What’s the negative impact of change in an organization? What happens when leaders make rash, emotional decisions?
Sometimes, change can be great for an organization. Other times though, abrupt change could be a sign of leaders desperately trying to save a failing business.
Let’s look at the negative impact of change in an organization, including bringing new people in and implementing new strategies.
Overcorrecting in Business
Leaders of failing businesses eventually have to face reality when the situation gets noticeably worse. What some leaders do, though, ends up hurting the business more. How the Mighty Fall by Jim Collins writes that leaders can no longer deny that the company is in trouble, and they scramble for a quick way to stop the decline. Collins explains that this reaction is borne out of instinct—we make desperate moves when we’re fighting to survive, and the result is the negative impact of change in an organization.
(Shortform note: In the business world, we’re supposed to react rationally instead of emotionally, but evolutionary psychologists explain that we’re hardwired to react with emotions first. To keep from being caught off-guard and reacting in desperation in the context of a failing company, consider developing an infinite mindset. In The Infinite Game, Simon Sinek writes that those with an infinite mindset view business as constantly evolving, with known and unknown players and changeable rules. This means you should be prepared to pivot on a fundamental, existential level in anticipation of disruptive change.)
Collins writes that in this phase, companies pin their hopes on a savior. This may come in the form of an outsider who’s brought in to fix things or an overhaul of the company’s approach to business.
The company might hire consultants or, with much fanfare, bring in a maverick chief executive from the outside, with the hope that new blood will bring fresh ideas to reinvigorate the company. However, Collins argues that hiring an outsider rarely works out. (Shortform note: In Built to Last, Collins explains why hiring outsider CEOs rarely works: The new CEO typically lacks a true understanding of the company’s core values and purpose and thus may steer the company in a damaging direction. For example, when Charles Pearce took over Colgate, he was obsessed with expansion and ignored the company’s philosophy of dealing fairly with retailers. This soured the company’s relationship with retailers, and Colgate’s average profits dropped by more than half.)

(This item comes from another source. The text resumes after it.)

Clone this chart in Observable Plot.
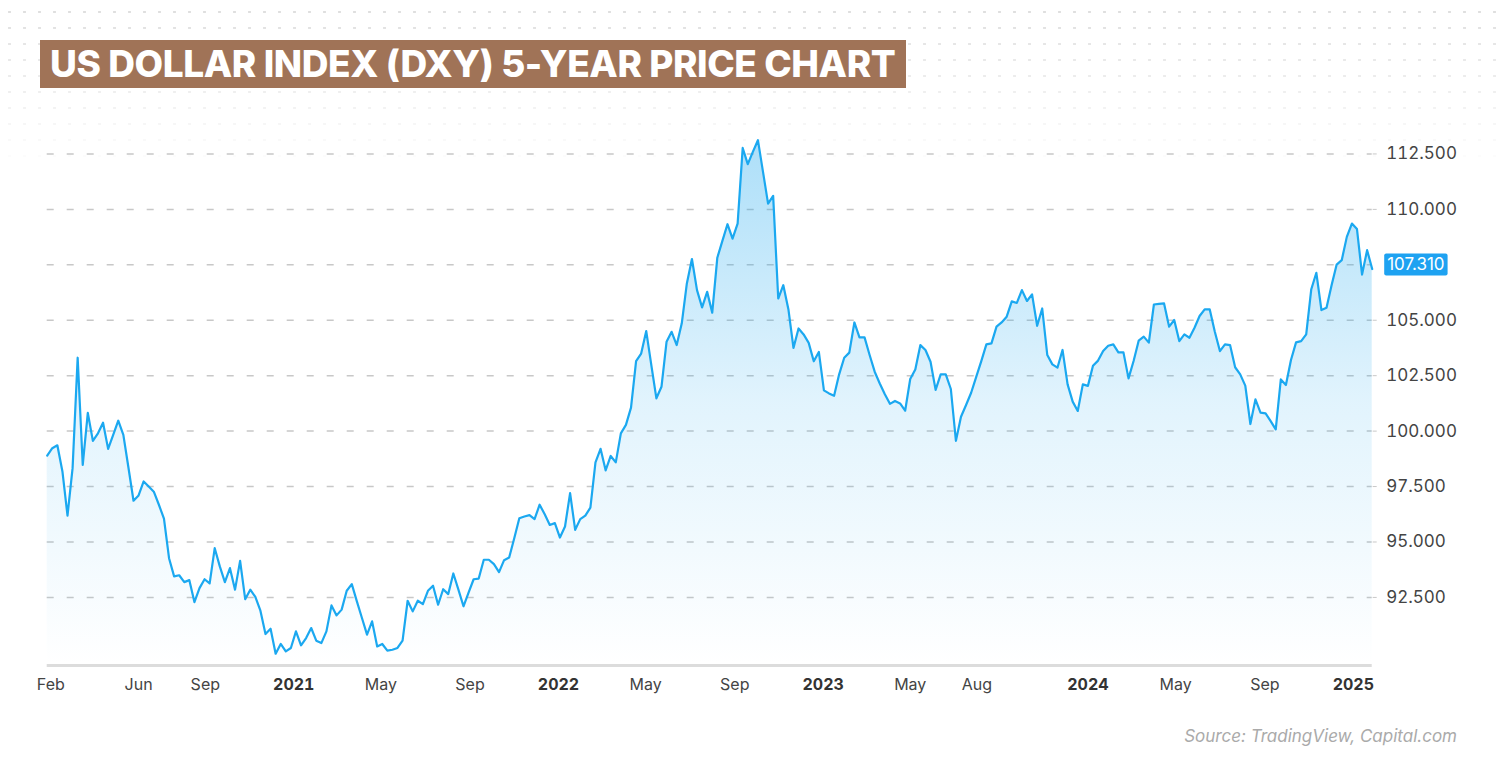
<!DOCTYPE html>
<html>
<head>
<meta charset="utf-8">
<script src="https://cdn.jsdelivr.net/npm/d3@7"></script>
<script src="https://cdn.jsdelivr.net/npm/@observablehq/plot@0.6"></script>
<style>
  html, body { margin: 0; padding: 0; background: #fff; }
  #wrap { position: relative; width: 1500px; height: 780px; overflow: hidden; font-family: Inter, "Noto Sans", sans-serif; }
  #dots { position: absolute; left: 0; top: 0; width: 1500px; height: 170px;
    background-image: radial-gradient(circle, #d9d9d9 1.1px, transparent 1.4px);
    background-size: 15px 16px; background-position: 2px 4px;
    -webkit-mask-image: linear-gradient(to bottom, rgba(0,0,0,0.9), rgba(0,0,0,0));
    mask-image: linear-gradient(to bottom, rgba(0,0,0,0.9), rgba(0,0,0,0)); }
  #chart { position: absolute; left: 0; top: 0; }
  #title { position: absolute; left: 40px; top: 40px; height: 48px; line-height: 48px; padding: 0 11px 0 10px;
    background: #a07357; color: #fff; font-family: Inter, sans-serif; font-weight: 800; font-size: 37px; letter-spacing: -0.4px; white-space: nowrap; }
  #source { position: absolute; right: 43px; top: 726px; color: #aaa; font-style: italic; font-size: 17px; font-family: Inter, sans-serif; }
</style>
</head>
<body>
<div id="wrap">
  <div id="dots"></div>
  <div id="chart"></div>
  <div id="title">US DOLLAR INDEX (DXY) 5-YEAR PRICE CHART</div>
  <div id="source">Source: TradingView, Capital.com</div>
</div>
<script>
// Weekly closes, starting the week of 2020-01-27
const startDate = "2020-01-27";
const values = [
  98.9, 99.23, 99.36, 98.18, 96.19, 98.33, 103.31, 98.48, 100.82, 99.56,
  99.9, 100.38, 99.2, 99.83, 100.47, 99.83, 98.36, 96.86, 97.1, 97.73,
  97.5, 97.27, 96.68, 96.05, 94.27, 93.45, 93.5, 93.19, 93.28, 92.29,
  92.92, 93.32, 93.13, 94.72, 93.9, 93.19, 93.82, 92.85, 94.15, 92.42,
  92.85, 92.52, 91.9, 90.85, 91.09, 89.96, 90.4, 90.07, 90.22, 90.97,
  90.34, 90.67, 91.12, 90.55, 90.44, 90.97, 92.14, 91.69, 91.95, 92.8,
  93.1, 92.32, 91.57, 90.82, 91.42, 90.29, 90.4, 90.1, 90.14, 90.22,
  90.55, 92.35, 91.87, 92.35, 92.2, 92.8, 93.03, 92.17, 92.87, 92.65,
  93.58, 92.85, 92.1, 92.72, 93.32, 93.35, 94.2, 94.2, 94.0, 93.64,
  94.18, 94.3, 95.17, 96.07, 96.15, 96.21, 96.03, 96.68, 96.25, 95.77,
  95.85, 95.2, 95.7, 97.2, 95.55, 96.03, 96.19, 96.55, 98.59, 99.2,
  98.23, 98.88, 98.59, 99.9, 100.28, 101.06, 103.16, 103.5, 104.51, 102.98,
  101.48, 102.0, 104.03, 104.48, 103.88, 104.86, 106.66, 107.76, 106.36, 105.58,
  106.28, 105.34, 107.82, 108.58, 109.33, 108.68, 109.36, 112.77, 112.04, 112.59,
  113.12, 111.69, 110.26, 110.61, 105.98, 106.58, 105.5, 103.75, 104.63, 104.36,
  103.98, 103.15, 103.57, 101.84, 101.7, 101.59, 102.56, 103.31, 103.54, 104.9,
  104.23, 104.23, 103.43, 102.68, 102.15, 101.66, 101.23, 101.36, 101.25, 100.92,
  102.35, 102.78, 103.88, 103.66, 103.13, 101.86, 102.56, 102.56, 101.9, 99.56,
  100.65, 101.18, 101.73, 102.45, 103.16, 103.91, 103.96, 104.71, 104.9, 105.16,
  105.85, 105.78, 106.36, 105.87, 106.17, 104.75, 105.53, 103.43, 103.01, 102.86,
  103.66, 102.11, 101.33, 100.91, 102.11, 102.04, 102.95, 103.18, 103.61, 103.85,
  103.91, 103.55, 103.55, 102.38, 103.16, 104.08, 104.26, 103.99, 105.71, 105.74,
  105.76, 104.71, 105.01, 104.06, 104.36, 104.21, 104.66, 105.19, 105.49, 105.49,
  104.48, 103.61, 103.91, 103.88, 102.88, 102.56, 102.05, 100.32, 101.43, 100.83,
  100.8, 100.45, 100.08, 102.33, 102.08, 103.21, 104.0, 104.06, 104.36, 106.4,
  107.14, 105.46, 105.56, 106.58, 107.51, 107.71, 108.76, 109.36, 109.11, 107.06,
  108.16, 107.31
];
const lastPrice = 107.31;
const yGridTicks = [92.5, 95, 97.5, 100, 102.5, 105, 107.5, 110, 112.5];
const yLabelTicks = [92.5, 95, 97.5, 100, 102.5, 105, 110, 112.5];
const monthTicks = ["2020-02-01","2020-06-01","2020-09-01","2021-05-01","2021-09-01","2022-05-01","2022-09-01","2023-05-01","2023-08-01","2024-05-01","2024-09-01"];
const yearTicks = ["2021-01-01","2022-01-01","2023-01-01","2024-01-01","2025-01-01"];
const yMin = 89.43, yMax = 113.9;

const start = new Date(startDate);
const data = values.map((v, i) => ({ date: d3.utcDay.offset(start, 7 * i), value: v }));
const lastDate = data[data.length - 1].date;

const chart = Plot.plot({
  width: 1500,
  height: 720,
  marginLeft: 46.7,
  marginRight: 128.3,
  marginTop: 122.4,
  marginBottom: 55,
  style: { fontFamily: "Inter, 'Noto Sans', sans-serif", background: "transparent", overflow: "visible" },
  x: { type: "utc", domain: [start, lastDate] },
  y: { domain: [yMin, yMax] },
  marks: [
    Plot.gridY(yGridTicks, { stroke: "#c8c8c8", strokeOpacity: 1, strokeWidth: 1.5, strokeDasharray: "7,13" }),
    Plot.areaY(data, { x: "date", y1: yMin, y2: "value", fill: "url(#dxyGrad)", curve: "linear" }),
    Plot.lineY(data, { x: "date", y: "value", stroke: "#1ba8f0", strokeWidth: 2.2, curve: "linear" }),
    Plot.ruleY([yMin], { stroke: "#dcdcdc", strokeWidth: 3 }),
    Plot.axisY(yLabelTicks, { anchor: "right", tickSize: 4, tickPadding: 10, stroke: "#c8c8c8", tickFormat: d3.format(".3f"), fontSize: 17, fill: "#444", label: null }),
    Plot.axisX(monthTicks.map(d => new Date(d)), { anchor: "bottom", tickSize: 0, tickPadding: 13, tickFormat: d3.utcFormat("%b"), fontSize: 16, fill: "#444", label: null }),
    Plot.axisX(yearTicks.map(d => new Date(d)), { anchor: "bottom", tickSize: 0, tickPadding: 13, tickFormat: d3.utcFormat("%Y"), fontSize: 16, fontWeight: "bold", fill: "#333", label: null }),
    Plot.text([{ date: lastDate, value: lastPrice }], { x: "date", y: "value", text: d => d.value.toFixed(3), dx: 15, dy: -4, textAnchor: "start", fill: "#fff", fontSize: 17, className: "price-label" })
  ]
});

// gradient for area
const ns = "http://www.w3.org/2000/svg";
const defs = document.createElementNS(ns, "defs");
defs.innerHTML = `<linearGradient id="dxyGrad" x1="0" y1="0" x2="0" y2="1">
  <stop offset="0" stop-color="#1ba6ee" stop-opacity="0.36"/>
  <stop offset="0.5" stop-color="#1ba6ee" stop-opacity="0.13"/>
  <stop offset="1" stop-color="#1ba6ee" stop-opacity="0.0"/>
</linearGradient>`;
chart.insertBefore(defs, chart.firstChild);
document.getElementById("chart").appendChild(chart);

// background box for the price label (same transform as the text)
const lbl = chart.querySelector(".price-label text") || chart.querySelector("text.price-label");
if (lbl) {
  const bb = lbl.getBBox();
  const rect = document.createElementNS(ns, "rect");
  rect.setAttribute("x", bb.x - 3);
  rect.setAttribute("y", bb.y - 1);
  rect.setAttribute("width", bb.width + 6);
  rect.setAttribute("height", bb.height + 2);
  rect.setAttribute("rx", 2);
  rect.setAttribute("fill", "#1ea2f1");
  const tr = lbl.getAttribute("transform");
  if (tr) rect.setAttribute("transform", tr);
  lbl.parentNode.insertBefore(rect, lbl);
}
</script>
</body>
</html>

Another quick fix that a company might attempt is changing its strategy. It might go through another round of restructuring, implement a culture makeover, launch a buzzy new product, or make a hasty acquisition. If all else fails, a company might pin its hopes on a buyout. (Shortform note: Part of the reason implementing a new strategy often fails to save the company is that employees resist the change. This resistance may come from a change in “personal compacts,” or the explicit and implied agreements between the company and its employees. When a company doesn’t explain how a new strategy will affect employees’ tasks and career trajectory, employees may not deliver the results that the company expects from them.)
Often, a company’s dubious rescuer is a combination of people and strategy. Collins gives the example of Hewlett-Packard (HP), which went through a rough patch in the late ’90s. To turn things around, the company tapped Carly Fiorina to be its CEO. Collins characterizes Fiorina as a media darling who made sweeping changes to the company, including coming up with a bold new vision for HP, restructuring, and making a major acquisition. After HP performed poorly during her six-year tenure, Fiorina was fired.
(Shortform note: Some analysts characterize Fiorina as being all vision and no execution—she touted HP’s new vision while delegating the work of bringing it to fruition to a weak senior team. She had a dazzling presence, but she didn’t make an effort to connect with people, and her leadership style didn’t jive with HP’s culture. Professors from top business schools thought her performance was so poor that they included her in a list of the worst American CEOs of all time. After her exit from HP, Fiorina explored other areas outside of the executive suite: She published an autobiography, served as a business commentator for Fox News, and campaigned for the 2016 Republican presidential nomination.)